Il mancato rispetto di tale termine determina la riqualificazione dell’operazione quale cessione interna con conseguente assoggettamento ad imposta.

La questione è stata posta anche alla Corte di Giustizia UE la quale con la sentenza 19.12.2013, causa C-563/12, si è pronunciata in materia di termini decadenziali ai fini del perfezionamento dell’esportazione.

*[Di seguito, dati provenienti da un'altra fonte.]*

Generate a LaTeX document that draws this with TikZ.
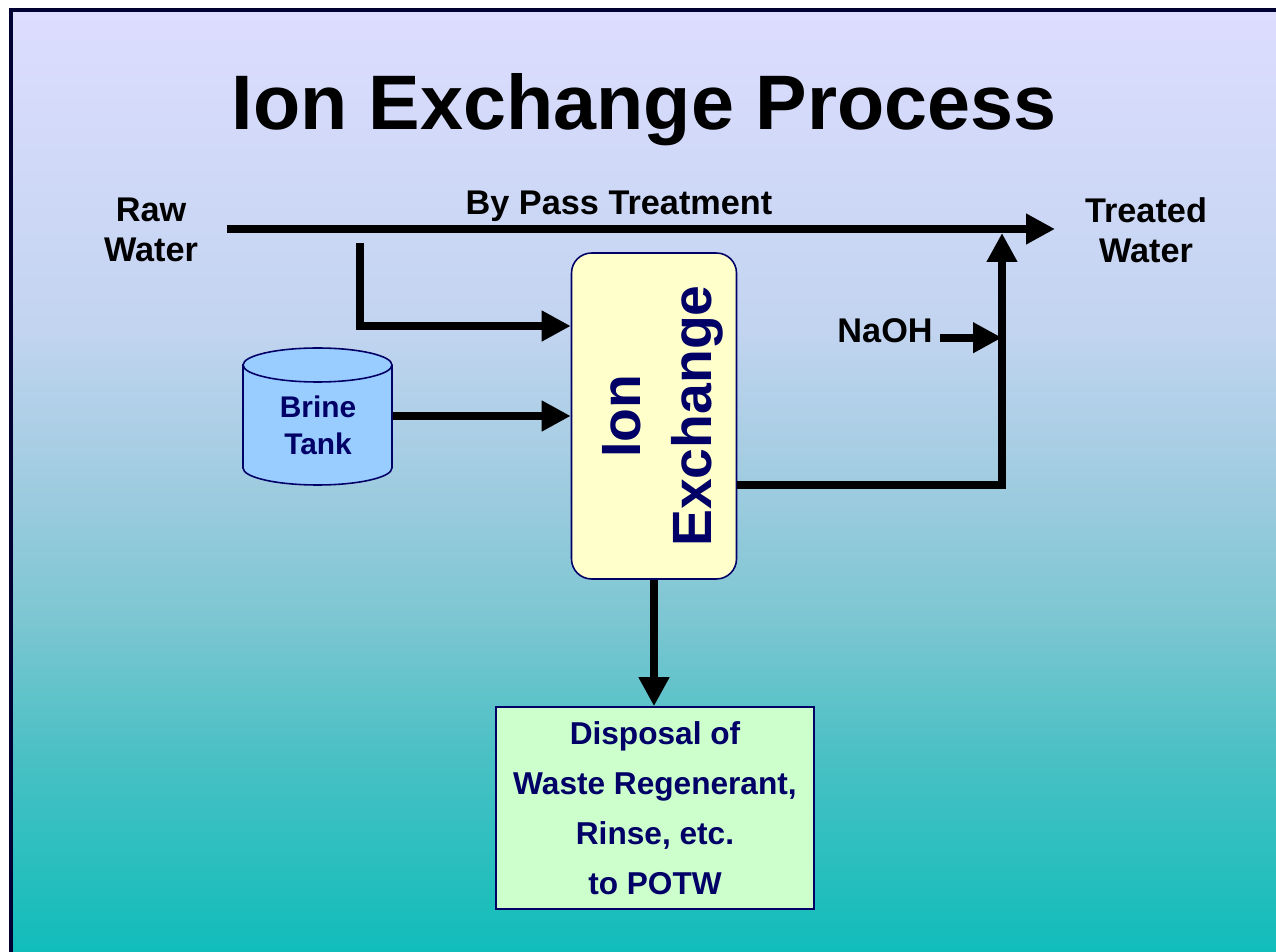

I Giudici comunitari hanno concluso che è da considerarsi illegittima “una normativa nazionale secondo la quale, nell’ambito di una cessione all’esportazione, i beni destinati ad essere esportati al di fuori dell’Unione europea devono aver lasciato il territorio dell’Unione europea entro un termine prestabilito di 3 mesi o 90 giorni successivi alla data della cessione, qualora il semplice superamento del termine abbia la conseguenza di privare definitivamente il soggetto passivo dell’esenzione [non imponibilità] con riguardo a tale cessione”.

La sentenza risulta pienamente applicabile alla normativa nazionale (art. 8, comma 1, lett. b, D.P.R. n. 633/72) con conseguente illegittimità del termine dei 90 giorni entro cui deve avvenire il trasferimento materiale dei beni fuori dall’UE oggetto dell’esportazione “impropria”, laddove l’operatore dimostri che i beni sono stati trasportati/spediti, sia pure oltre la scadenza del termine stabilito.

L’Agenzia delle Entrate dovrà “adeguarsi” all’interpretazione comunitaria e pertanto riconoscere il carattere non perentorio del termine fissato dalla lett. b) in esame, con conseguente non applicazione della suddetta sanzione/non versamento dell’imposta qualora il cedente nazionale disponga comunque della prova dell’uscita dei beni dal territorio dell’UE.

In alternativa l’Agenzia potrebbe “imporre” al cedente residente l’emissione di una nota di debito (della sola IVA) allo spirare del termine dei 90 giorni, consentendo allo stesso di emettere successivamente una nota di credito nel momento in cui dispone della “prova” di uscita dei beni dall’UE.